2) A hipótese de ressarcimento de dano ao erário fundado em ato de improbidade administrativa é ressalvada, porque segundo a Constituição Federal, artigo 37, § 5º, as ações de ressarcimento ao erário decorrentes de atos ilícitos praticados por qualquer agente público são imprescritíveis, ou seja, a apuração e a punição sofrem prescrição, mas não o ressarcimento pela Administração, que poderá ser eternamente inerte.
3) Por fim, o dano ao erário público causado por agente particular não é alcançado pela imprescritibilidade constitucional e, na ausência de previsão legal que defina o prazo prescricional para reclamá-lo na Justiça, entendeu o ministro Francisco Falcão que se aplica o Código Civil, afastando de todo a Lei da Ação Popular in casu, afirmando claramente que “também não seria caso de se falar no prazo prescricional quinquenal previsto no art. 21 da Lei nº 4.717/65, eis que a presente lide não se configura em ação popular e, sendo independente a ação civil pública, no teor do art. 1º da Lei nº 7.347/85, não é cabível a aplicação analógica do referido dispositivo.”

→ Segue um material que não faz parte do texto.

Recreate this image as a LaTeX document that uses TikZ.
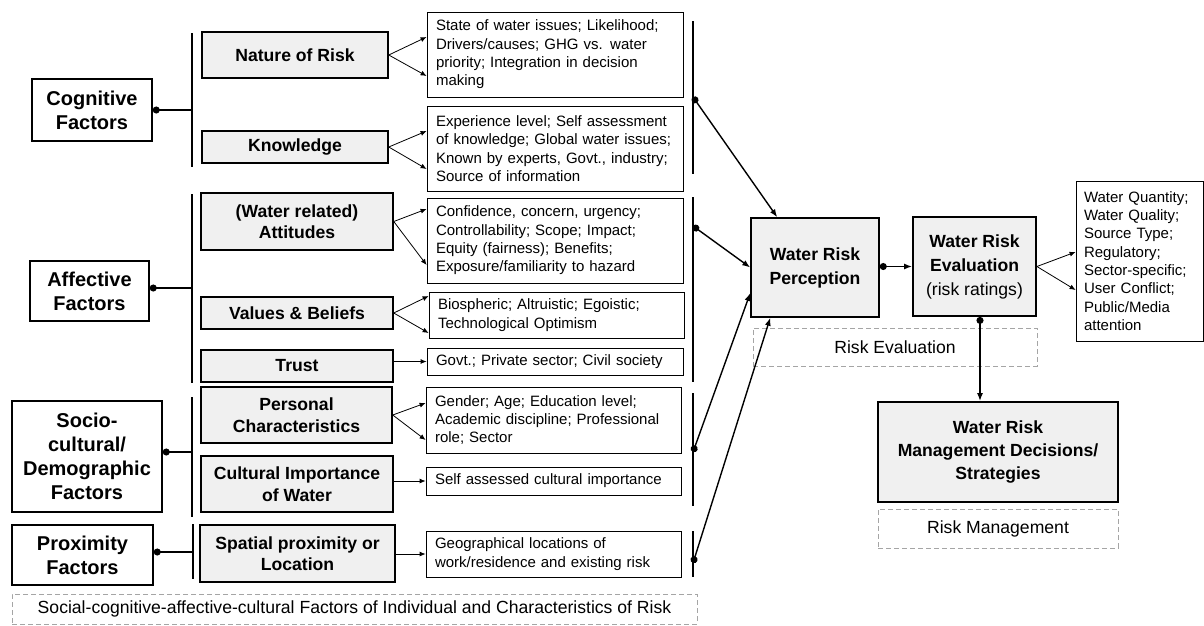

Assim, se quiser o Superior Tribunal de Justiça guardar alguma coerência com seus entendimentos consolidados, a Corte Especial terá a chance de corrigir interpretação que já não encontrava baliza em outros paradigmas da instância especial e atribuir a adequada natureza do instituto da prescrição, qual seja, material, dada a sua íntima relação com o direito subjetivo.